• _INSTRUCTION_:
Copy from the first line below down to and including the line with "import * as". Skip the pictures.

• _SUPPLIED RECORDS_:
--- begin ---

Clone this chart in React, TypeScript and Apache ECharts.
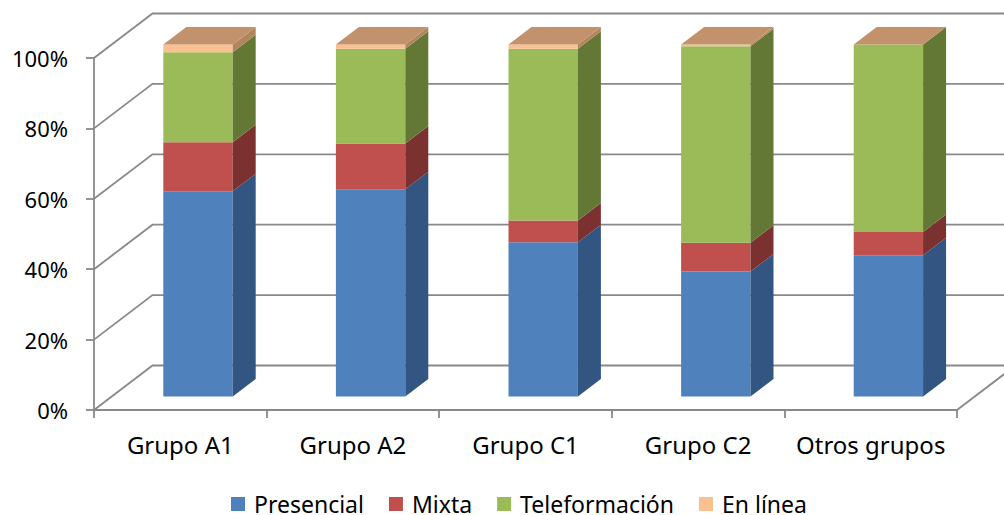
import React, { useEffect, useRef } from "react";
import * as echarts from "echarts";

const categories = ["Grupo A1", "Grupo A2", "Grupo C1", "Grupo C2", "Otros grupos"];
const seriesNames = ["Presencial", "Mixta", "Teleformación", "En línea"];
const presencial = [58.3, 58.9, 43.8, 35.5, 40.1];
const mixta = [13.9, 13.0, 6.2, 8.2, 6.6];
const teleformacion = [25.6, 26.9, 48.8, 55.8, 53.3];
const enLinea = [2.2, 1.2, 1.2, 0.5, 0.0];
const yTicks = [0, 20, 40, 60, 80, 100];

const frontColors = ["#4F81BD", "#C0504D", "#9BBB59", "#FAC090"];
const sideColors = ["#325581", "#7B3130", "#647836", "#B3855F"];
const topColor = "#C1926B";
const gridColor = "#898989";

// depth offsets (pixels)
const WALL_DX = 58.5;
const WALL_DY = -44.5;
const BAR_OX = 17.7;
const BAR_OY = -13.5;
const BAR_DX = 23;
const BAR_DY = -17.5;
const BAR_RATIO = 0.402;
const FONT = "'Noto Sans', 'Open Sans', sans-serif";

export default function App() {
  const ref = useRef<HTMLDivElement>(null);
  useEffect(() => {
    if (!ref.current) return;
    const chart = echarts.init(ref.current, null, { renderer: "svg" });
    const values = [presencial, mixta, teleformacion, enLinea];
    const cum = categories.map(() => 0);
    const stacked = values.map((arr) =>
      arr.map((v, i) => {
        const s = cum[i];
        cum[i] = s + v;
        return [i, s, s + v];
      })
    );

    const barSeries = stacked.map((data, k) => ({
      type: "custom",
      name: seriesNames[k],
      data,
      encode: { x: 0, y: [1, 2] },
      z: 10 + k,
      itemStyle: { color: frontColors[k] },
      renderItem: (params: any, api: any) => {
        const i = api.value(0);
        const s = api.value(1);
        const e = api.value(2);
        const p0 = api.coord([i, s]);
        const p1 = api.coord([i, e]);
        const bw = api.size([1, 0])[0] * BAR_RATIO;
        const cx = p0[0] + BAR_OX;
        const L = cx - bw / 2;
        const R = cx + bw / 2;
        const yb = p0[1] + BAR_OY;
        const yt = p1[1] + BAR_OY;
        const children: any[] = [];
        if (yb - yt > 0) {
          children.push({
            type: "rect",
            shape: { x: L, y: yt, width: bw, height: yb - yt },
            style: { fill: frontColors[k] },
          });
          children.push({
            type: "polygon",
            shape: {
              points: [
                [R, yt],
                [R, yb],
                [R + BAR_DX, yb + BAR_DY],
                [R + BAR_DX, yt + BAR_DY],
              ],
            },
            style: { fill: sideColors[k] },
          });
        }
        if (k === stacked.length - 1) {
          children.push({
            type: "polygon",
            shape: {
              points: [
                [L, yt],
                [R, yt],
                [R + BAR_DX, yt + BAR_DY],
                [L + BAR_DX, yt + BAR_DY],
              ],
            },
            style: { fill: topColor },
          });
        }
        return { type: "group", children };
      },
    }));

    const wallSeries = {
      type: "custom",
      name: "walls",
      data: [[0, 0]],
      z: 1,
      silent: true,
      renderItem: (params: any, api: any) => {
        const cs = params.coordSys;
        const x0 = cs.x;
        const x1 = cs.x + cs.width;
        const children: any[] = [];
        yTicks.forEach((v) => {
          const y = api.coord([0, v])[1];
          children.push({
            type: "polyline",
            shape: {
              points: [
                [x0, y],
                [x0 + WALL_DX, y + WALL_DY],
                [x1 + WALL_DX + 20, y + WALL_DY],
              ],
            },
            style: { stroke: gridColor, lineWidth: 1.8, fill: "none" },
          });
        });
        const y0 = api.coord([0, yTicks[0]])[1];
        children.push({
          type: "line",
          shape: { x1: x1, y1: y0, x2: x1 + WALL_DX, y2: y0 + WALL_DY },
          style: { stroke: gridColor, lineWidth: 1.8 },
        });
        return { type: "group", children };
      },
    };

    chart.setOption({
      animation: false,
      textStyle: { fontFamily: FONT },
      grid: { left: 94, top: 58, width: 863, height: 352, containLabel: false },
      legend: {
        data: seriesNames,
        left: 231,
        top: 492,
        icon: "rect",
        itemWidth: 14,
        itemHeight: 14,
        itemGap: 25,
        padding: 0,
        textStyle: { fontSize: 23, lineHeight: 24, color: "#000", fontFamily: FONT, padding: [0, 0, 0, 4] },
      },
      xAxis: {
        type: "category",
        data: categories,
        boundaryGap: true,
        axisLine: { show: true, lineStyle: { color: gridColor, width: 1.8 } },
        axisTick: { show: true, length: 8, lineStyle: { color: gridColor, width: 1.8 } },
        axisLabel: { fontSize: 24, color: "#000", margin: 22, interval: 0, fontFamily: FONT },
        splitLine: { show: false },
      },
      yAxis: {
        type: "value",
        min: 0,
        max: 100,
        interval: 20,
        axisLine: { show: true, lineStyle: { color: gridColor, width: 1.8 } },
        axisTick: { show: true, length: 8, lineStyle: { color: gridColor, width: 1.8 } },
        axisLabel: { fontSize: 22, color: "#000", margin: 26, formatter: "{value}%", fontFamily: FONT },
        splitLine: { show: false },
      },
      series: [wallSeries, ...barSeries],
    });
    return () => chart.dispose();
  }, []);
  return <div ref={ref} style={{ width: 1004, height: 515, position: "absolute", left: 0, top: 0 }} />;
}
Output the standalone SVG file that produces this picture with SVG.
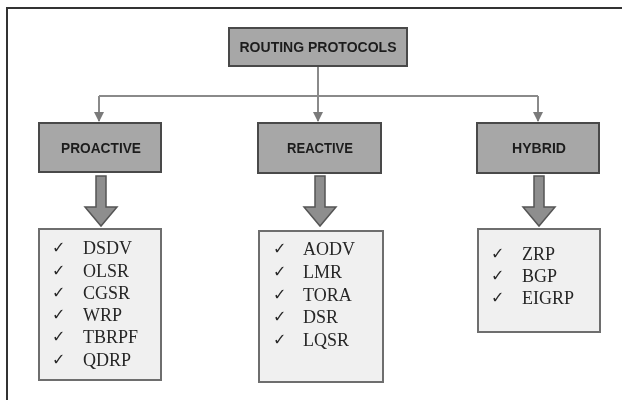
<svg xmlns="http://www.w3.org/2000/svg" width="622" height="403" viewBox="0 0 622 403">
  <defs>
    <marker id="tip" viewBox="0 0 10 10" refX="9" refY="5" markerWidth="5" markerHeight="5" orient="auto" markerUnits="strokeWidth">
      <path d="M0,0 L10,5 L0,10 z" fill="#7a7a7a"/>
    </marker>
    <filter id="soft" x="-5%" y="-5%" width="110%" height="110%">
      <feGaussianBlur stdDeviation="0.35"/>
    </filter>
  </defs>
  <style>
    .frame { stroke: #333; stroke-width: 2; fill: none; }
    .head { fill: #a7a7a7; stroke: #4a4a4a; stroke-width: 2; }
    .headtxt { font-family: "Liberation Sans", Arial, sans-serif; font-weight: bold; font-size: 14px; fill: #1e1e1e; text-anchor: middle; }
    .list { fill: #f0f0f0; stroke: #6e6e6e; stroke-width: 2; }
    .item { font-family: "Liberation Serif", "Times New Roman", serif; font-size: 18px; fill: #262626; }
    .tick { font-family: "DejaVu Sans", sans-serif; font-size: 16px; font-weight: bold; fill: #262626; }
    .link { stroke: #8a8a8a; stroke-width: 2; fill: none; }
    .fat { fill: #8e8e8e; stroke: #555; stroke-width: 1.5; }
  </style>

  <rect width="622" height="403" fill="#ffffff"/>

  <!-- page frame: top rule and left rule -->
  <path class="frame" d="M7,400 L7,8 L622,8"/>

  <g filter="url(#soft)">
    <!-- connectors -->
    <g id="connectors">
      <path class="link" d="M318,66 L318,96"/>
      <path class="link" d="M99,96 L538,96"/>
      <path class="link" d="M99,96 L99,121" marker-end="url(#tip)"/>
      <path class="link" d="M318,96 L318,121" marker-end="url(#tip)"/>
      <path class="link" d="M538,96 L538,121" marker-end="url(#tip)"/>
      <path class="fat" d="M96,176 L106,176 L106,207 L117,207 L101,226 L85,207 L96,207 z"/>
      <path class="fat" d="M315,176 L325,176 L325,207 L336,207 L320,226 L304,207 L315,207 z"/>
      <path class="fat" d="M534,176 L544,176 L544,207 L555,207 L539,226 L523,207 L534,207 z"/>
    </g>

    <!-- root -->
    <g id="routing-protocols">
      <rect class="head" x="229" y="28" width="178" height="38"/>
      <text class="headtxt" x="318" y="52" font-size="15" textLength="157" lengthAdjust="spacingAndGlyphs">ROUTING PROTOCOLS</text>
    </g>

    <!-- category headers -->
    <g id="proactive">
      <rect class="head" x="39" y="123" width="122" height="49"/>
      <text class="headtxt" x="101" y="153" font-size="15" textLength="80" lengthAdjust="spacingAndGlyphs">PROACTIVE</text>
    </g>
    <g id="reactive">
      <rect class="head" x="258" y="123" width="123" height="50"/>
      <text class="headtxt" x="320" y="153" font-size="15" textLength="66" lengthAdjust="spacingAndGlyphs">REACTIVE</text>
    </g>
    <g id="hybrid">
      <rect class="head" x="477" y="123" width="122" height="50"/>
      <text class="headtxt" x="539" y="153" font-size="15" textLength="54" lengthAdjust="spacingAndGlyphs">HYBRID</text>
    </g>

    <!-- protocol lists -->
    <g id="proactive-list">
      <rect class="list" x="39" y="229" width="122" height="151"/>
      <g class="tick">
        <text x="52" y="253">✓</text><text x="52" y="276">✓</text><text x="52" y="298">✓</text>
        <text x="52" y="320">✓</text><text x="52" y="342">✓</text><text x="52" y="365">✓</text>
      </g>
      <g class="item">
        <text x="83" y="254">DSDV</text><text x="83" y="277">OLSR</text><text x="83" y="299">CGSR</text>
        <text x="83" y="321">WRP</text><text x="83" y="343">TBRPF</text><text x="83" y="366">QDRP</text>
      </g>
    </g>
    <g id="reactive-list">
      <rect class="list" x="259" y="231" width="124" height="151"/>
      <g class="tick">
        <text x="273" y="254">✓</text><text x="273" y="277">✓</text><text x="273" y="300">✓</text>
        <text x="273" y="322">✓</text><text x="273" y="345">✓</text>
      </g>
      <g class="item">
        <text x="303" y="255">AODV</text><text x="303" y="278">LMR</text><text x="303" y="301">TORA</text>
        <text x="303" y="323">DSR</text><text x="303" y="346">LQSR</text>
      </g>
    </g>
    <g id="hybrid-list">
      <rect class="list" x="478" y="229" width="122" height="103"/>
      <g class="tick">
        <text x="491" y="259">✓</text><text x="491" y="281">✓</text><text x="491" y="303">✓</text>
      </g>
      <g class="item">
        <text x="522" y="260">ZRP</text><text x="522" y="282">BGP</text><text x="522" y="304">EIGRP</text>
      </g>
    </g>
  </g>
</svg>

--- end ---

• _EXPECTED ANSWER_:
Clone this chart in React, TypeScript and Apache ECharts.
import React, { useEffect, useRef } from "react";
import * as echarts from "echarts";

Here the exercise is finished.